● EXERCISE: Under this line sits a listing. Repeat exactly and only its lines from the one holding "Rebuild this chart" through the one holding "plt.rcParams['font.size'] = 12.6"; skip pictures.

● DATA LINES:

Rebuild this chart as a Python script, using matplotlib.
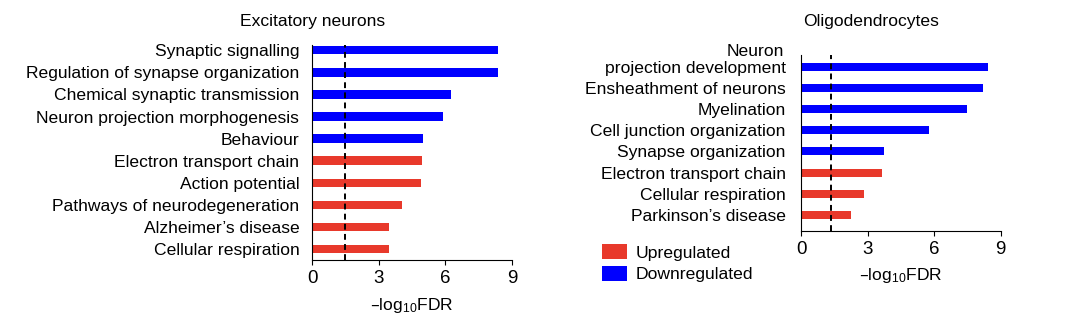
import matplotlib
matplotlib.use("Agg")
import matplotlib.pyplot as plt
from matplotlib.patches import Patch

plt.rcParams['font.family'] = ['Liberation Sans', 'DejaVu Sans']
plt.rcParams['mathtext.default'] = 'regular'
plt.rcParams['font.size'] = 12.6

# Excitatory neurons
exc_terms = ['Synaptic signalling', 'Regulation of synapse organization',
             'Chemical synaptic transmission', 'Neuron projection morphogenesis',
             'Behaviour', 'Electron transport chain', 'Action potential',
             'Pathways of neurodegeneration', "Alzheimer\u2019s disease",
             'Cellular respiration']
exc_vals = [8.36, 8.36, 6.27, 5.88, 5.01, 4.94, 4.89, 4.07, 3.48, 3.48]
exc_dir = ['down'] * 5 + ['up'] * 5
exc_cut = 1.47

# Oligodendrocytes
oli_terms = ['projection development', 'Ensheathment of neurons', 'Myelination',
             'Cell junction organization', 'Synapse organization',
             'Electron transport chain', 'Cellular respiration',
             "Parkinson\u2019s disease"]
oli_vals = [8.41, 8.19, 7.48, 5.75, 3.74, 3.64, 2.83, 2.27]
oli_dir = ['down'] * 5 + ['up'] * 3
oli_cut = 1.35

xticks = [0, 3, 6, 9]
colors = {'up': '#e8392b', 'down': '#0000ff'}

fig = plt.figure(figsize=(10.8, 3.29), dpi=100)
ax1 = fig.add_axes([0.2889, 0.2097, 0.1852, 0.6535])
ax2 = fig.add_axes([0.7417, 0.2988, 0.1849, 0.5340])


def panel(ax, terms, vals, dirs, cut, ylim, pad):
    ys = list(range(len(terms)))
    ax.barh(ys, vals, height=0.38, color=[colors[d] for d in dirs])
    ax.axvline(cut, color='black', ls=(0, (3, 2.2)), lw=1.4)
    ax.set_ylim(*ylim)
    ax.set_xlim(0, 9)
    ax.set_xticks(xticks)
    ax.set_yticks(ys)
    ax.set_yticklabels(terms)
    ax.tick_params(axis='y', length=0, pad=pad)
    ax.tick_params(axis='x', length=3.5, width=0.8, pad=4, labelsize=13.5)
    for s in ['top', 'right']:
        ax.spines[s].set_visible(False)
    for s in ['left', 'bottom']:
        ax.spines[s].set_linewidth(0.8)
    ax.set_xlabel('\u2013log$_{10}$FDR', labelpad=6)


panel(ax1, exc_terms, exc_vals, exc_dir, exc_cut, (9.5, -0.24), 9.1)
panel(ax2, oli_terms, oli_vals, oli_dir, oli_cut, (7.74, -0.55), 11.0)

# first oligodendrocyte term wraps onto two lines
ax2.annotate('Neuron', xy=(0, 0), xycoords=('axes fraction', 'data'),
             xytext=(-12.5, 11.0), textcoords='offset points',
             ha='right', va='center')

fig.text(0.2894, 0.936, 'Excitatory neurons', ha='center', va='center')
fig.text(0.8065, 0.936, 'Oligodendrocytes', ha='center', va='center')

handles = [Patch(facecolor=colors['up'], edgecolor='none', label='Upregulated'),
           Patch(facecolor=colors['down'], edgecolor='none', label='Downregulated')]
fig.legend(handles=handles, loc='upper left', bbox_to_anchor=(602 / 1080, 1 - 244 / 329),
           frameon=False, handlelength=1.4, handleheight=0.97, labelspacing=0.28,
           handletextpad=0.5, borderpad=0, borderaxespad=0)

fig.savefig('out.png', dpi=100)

--

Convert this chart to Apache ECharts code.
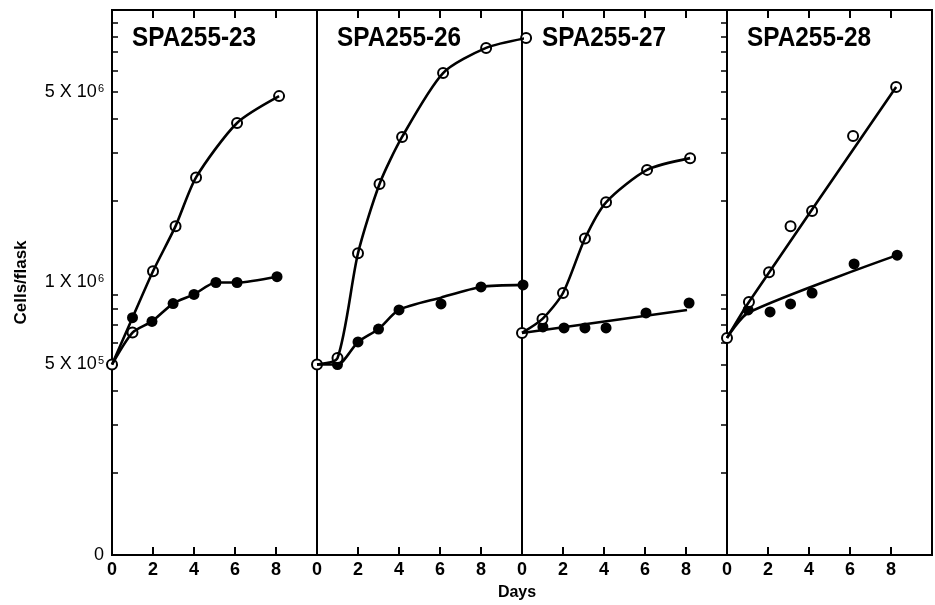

---

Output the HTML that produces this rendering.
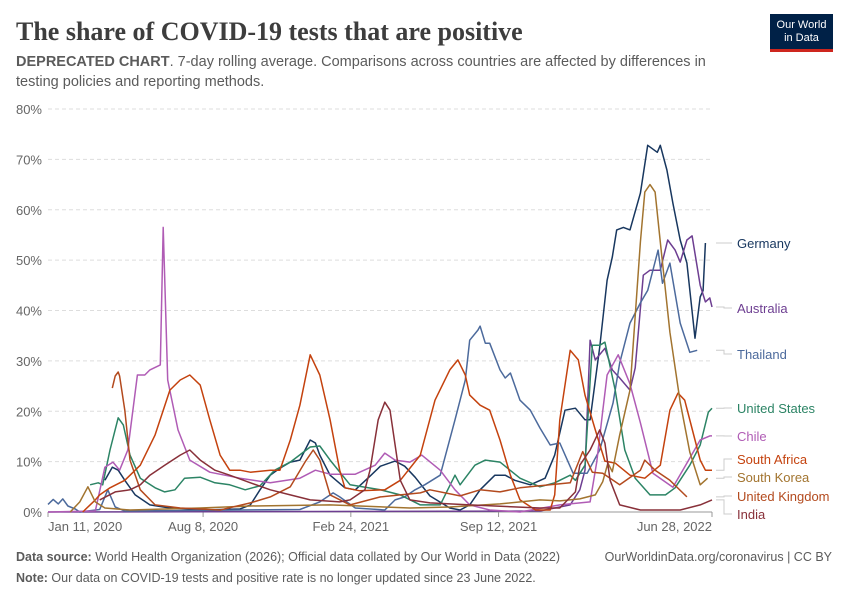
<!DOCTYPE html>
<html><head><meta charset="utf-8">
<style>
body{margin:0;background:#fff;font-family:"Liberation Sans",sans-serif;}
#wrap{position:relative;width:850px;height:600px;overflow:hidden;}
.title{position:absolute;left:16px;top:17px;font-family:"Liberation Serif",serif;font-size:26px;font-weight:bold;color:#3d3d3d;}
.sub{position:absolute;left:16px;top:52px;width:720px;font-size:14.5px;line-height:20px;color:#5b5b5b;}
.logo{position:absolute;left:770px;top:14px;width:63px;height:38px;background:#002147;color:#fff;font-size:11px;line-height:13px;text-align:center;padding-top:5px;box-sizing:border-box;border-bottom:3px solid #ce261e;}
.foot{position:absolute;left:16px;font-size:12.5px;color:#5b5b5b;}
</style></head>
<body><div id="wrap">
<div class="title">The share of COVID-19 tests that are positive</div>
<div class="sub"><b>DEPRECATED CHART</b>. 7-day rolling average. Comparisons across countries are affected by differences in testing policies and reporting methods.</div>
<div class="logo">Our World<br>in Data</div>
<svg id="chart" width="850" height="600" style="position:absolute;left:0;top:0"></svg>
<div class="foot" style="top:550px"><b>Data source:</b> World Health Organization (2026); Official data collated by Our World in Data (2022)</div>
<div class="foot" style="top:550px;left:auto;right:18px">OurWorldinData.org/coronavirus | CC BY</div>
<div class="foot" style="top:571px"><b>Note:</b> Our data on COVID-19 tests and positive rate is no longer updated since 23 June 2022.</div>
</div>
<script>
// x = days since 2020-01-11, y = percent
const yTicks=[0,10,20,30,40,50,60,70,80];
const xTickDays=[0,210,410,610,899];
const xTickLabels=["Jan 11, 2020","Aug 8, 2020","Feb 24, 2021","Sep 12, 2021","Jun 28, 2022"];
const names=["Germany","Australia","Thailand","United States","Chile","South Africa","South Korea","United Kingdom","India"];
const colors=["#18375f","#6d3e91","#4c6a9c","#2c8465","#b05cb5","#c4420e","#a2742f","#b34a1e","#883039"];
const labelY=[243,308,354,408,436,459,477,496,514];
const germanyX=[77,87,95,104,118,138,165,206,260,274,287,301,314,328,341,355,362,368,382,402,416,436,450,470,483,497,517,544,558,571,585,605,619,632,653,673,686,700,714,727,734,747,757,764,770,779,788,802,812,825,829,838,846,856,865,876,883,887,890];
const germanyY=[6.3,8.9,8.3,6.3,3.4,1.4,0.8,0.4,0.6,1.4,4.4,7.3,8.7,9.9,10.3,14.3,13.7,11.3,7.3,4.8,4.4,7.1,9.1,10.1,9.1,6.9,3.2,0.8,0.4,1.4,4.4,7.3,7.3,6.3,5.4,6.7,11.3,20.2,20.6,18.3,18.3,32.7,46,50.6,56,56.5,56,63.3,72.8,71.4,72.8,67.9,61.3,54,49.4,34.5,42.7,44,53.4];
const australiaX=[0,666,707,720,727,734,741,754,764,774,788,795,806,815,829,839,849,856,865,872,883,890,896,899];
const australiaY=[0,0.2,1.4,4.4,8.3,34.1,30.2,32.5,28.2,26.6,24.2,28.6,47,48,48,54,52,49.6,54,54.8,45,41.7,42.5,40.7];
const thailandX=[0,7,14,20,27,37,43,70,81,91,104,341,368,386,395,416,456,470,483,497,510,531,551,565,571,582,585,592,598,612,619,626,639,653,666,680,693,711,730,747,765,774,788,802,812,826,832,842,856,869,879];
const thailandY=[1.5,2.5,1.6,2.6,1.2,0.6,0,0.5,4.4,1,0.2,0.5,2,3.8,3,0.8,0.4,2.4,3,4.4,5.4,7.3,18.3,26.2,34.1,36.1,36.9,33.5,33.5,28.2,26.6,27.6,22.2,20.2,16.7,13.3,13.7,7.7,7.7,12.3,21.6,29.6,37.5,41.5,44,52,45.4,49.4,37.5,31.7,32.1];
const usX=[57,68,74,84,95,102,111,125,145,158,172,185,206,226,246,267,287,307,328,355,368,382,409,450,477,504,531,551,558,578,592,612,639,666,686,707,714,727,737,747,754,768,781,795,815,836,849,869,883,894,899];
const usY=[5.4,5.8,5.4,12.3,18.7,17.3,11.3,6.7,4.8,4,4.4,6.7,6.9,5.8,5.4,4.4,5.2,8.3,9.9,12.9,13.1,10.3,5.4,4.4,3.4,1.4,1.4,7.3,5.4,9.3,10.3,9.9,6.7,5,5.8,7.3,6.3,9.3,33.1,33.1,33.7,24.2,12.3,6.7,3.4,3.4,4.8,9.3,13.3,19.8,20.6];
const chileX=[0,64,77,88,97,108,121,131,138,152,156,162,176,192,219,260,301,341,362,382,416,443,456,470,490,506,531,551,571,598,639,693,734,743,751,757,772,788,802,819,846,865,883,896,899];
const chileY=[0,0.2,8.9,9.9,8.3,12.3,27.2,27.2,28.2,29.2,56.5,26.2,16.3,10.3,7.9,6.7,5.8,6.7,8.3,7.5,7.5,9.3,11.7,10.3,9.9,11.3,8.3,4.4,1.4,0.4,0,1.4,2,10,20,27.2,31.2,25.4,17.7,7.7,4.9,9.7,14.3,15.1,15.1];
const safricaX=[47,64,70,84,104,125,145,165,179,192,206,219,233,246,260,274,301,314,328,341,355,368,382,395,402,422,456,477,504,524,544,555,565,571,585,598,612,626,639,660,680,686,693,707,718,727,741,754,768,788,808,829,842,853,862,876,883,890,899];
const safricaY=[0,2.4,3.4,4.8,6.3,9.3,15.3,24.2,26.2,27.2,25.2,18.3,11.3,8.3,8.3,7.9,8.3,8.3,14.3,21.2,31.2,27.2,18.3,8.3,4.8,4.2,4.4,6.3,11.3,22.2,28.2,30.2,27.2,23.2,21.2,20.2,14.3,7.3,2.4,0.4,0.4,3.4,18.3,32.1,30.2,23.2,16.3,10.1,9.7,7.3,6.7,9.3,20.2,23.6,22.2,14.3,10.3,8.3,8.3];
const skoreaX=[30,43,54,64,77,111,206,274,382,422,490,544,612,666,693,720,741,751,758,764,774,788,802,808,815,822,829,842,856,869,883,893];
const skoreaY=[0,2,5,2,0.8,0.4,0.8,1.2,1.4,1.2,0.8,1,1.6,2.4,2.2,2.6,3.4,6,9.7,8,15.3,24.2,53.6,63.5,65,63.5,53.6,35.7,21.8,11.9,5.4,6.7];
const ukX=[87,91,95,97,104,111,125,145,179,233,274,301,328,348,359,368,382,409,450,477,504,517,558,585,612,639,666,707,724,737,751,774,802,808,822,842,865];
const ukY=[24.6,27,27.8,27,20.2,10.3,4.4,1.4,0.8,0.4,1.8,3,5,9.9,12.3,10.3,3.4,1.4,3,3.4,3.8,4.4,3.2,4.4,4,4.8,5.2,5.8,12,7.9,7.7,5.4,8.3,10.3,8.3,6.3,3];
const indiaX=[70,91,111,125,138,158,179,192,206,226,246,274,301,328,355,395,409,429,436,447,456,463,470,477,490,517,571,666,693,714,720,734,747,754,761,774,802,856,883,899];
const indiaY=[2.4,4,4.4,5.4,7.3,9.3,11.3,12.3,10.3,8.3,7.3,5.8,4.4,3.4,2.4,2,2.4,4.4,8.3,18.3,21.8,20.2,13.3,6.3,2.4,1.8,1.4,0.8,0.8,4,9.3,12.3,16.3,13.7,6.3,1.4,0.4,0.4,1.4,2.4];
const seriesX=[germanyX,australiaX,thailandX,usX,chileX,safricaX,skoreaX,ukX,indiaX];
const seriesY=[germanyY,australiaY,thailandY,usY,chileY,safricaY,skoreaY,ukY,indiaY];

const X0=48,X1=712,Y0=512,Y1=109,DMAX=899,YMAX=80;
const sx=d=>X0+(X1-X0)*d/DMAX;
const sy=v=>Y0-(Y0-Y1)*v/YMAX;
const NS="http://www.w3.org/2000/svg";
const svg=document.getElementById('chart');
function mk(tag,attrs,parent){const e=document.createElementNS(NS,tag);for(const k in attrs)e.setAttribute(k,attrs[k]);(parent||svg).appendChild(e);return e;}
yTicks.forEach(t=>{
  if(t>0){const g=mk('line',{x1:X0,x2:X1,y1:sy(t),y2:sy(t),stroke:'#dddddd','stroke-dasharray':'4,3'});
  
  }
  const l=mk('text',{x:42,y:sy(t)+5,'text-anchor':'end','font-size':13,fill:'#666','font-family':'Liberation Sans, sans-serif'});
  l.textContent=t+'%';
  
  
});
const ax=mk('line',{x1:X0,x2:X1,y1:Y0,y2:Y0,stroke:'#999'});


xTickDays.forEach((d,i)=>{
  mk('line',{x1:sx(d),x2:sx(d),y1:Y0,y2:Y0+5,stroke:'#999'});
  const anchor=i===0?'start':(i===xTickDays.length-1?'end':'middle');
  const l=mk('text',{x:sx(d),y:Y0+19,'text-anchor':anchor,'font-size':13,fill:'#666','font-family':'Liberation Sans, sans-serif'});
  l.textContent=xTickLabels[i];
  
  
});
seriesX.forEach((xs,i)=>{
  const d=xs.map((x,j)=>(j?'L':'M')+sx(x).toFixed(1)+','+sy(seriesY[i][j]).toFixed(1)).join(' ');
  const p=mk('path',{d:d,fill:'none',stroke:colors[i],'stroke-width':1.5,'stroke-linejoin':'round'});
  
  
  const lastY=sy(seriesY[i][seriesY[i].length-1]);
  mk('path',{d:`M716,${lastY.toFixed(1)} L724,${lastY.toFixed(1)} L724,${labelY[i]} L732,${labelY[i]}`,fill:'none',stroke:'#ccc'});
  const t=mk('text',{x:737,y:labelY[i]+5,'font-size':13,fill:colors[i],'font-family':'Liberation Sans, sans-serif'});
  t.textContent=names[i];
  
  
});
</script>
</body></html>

● SOLUTION BELOW:
Rebuild this chart as a Python script, using matplotlib.
import matplotlib
matplotlib.use("Agg")
import matplotlib.pyplot as plt
from matplotlib.patches import Patch

plt.rcParams['font.family'] = ['Liberation Sans', 'DejaVu Sans']
plt.rcParams['mathtext.default'] = 'regular'
plt.rcParams['font.size'] = 12.6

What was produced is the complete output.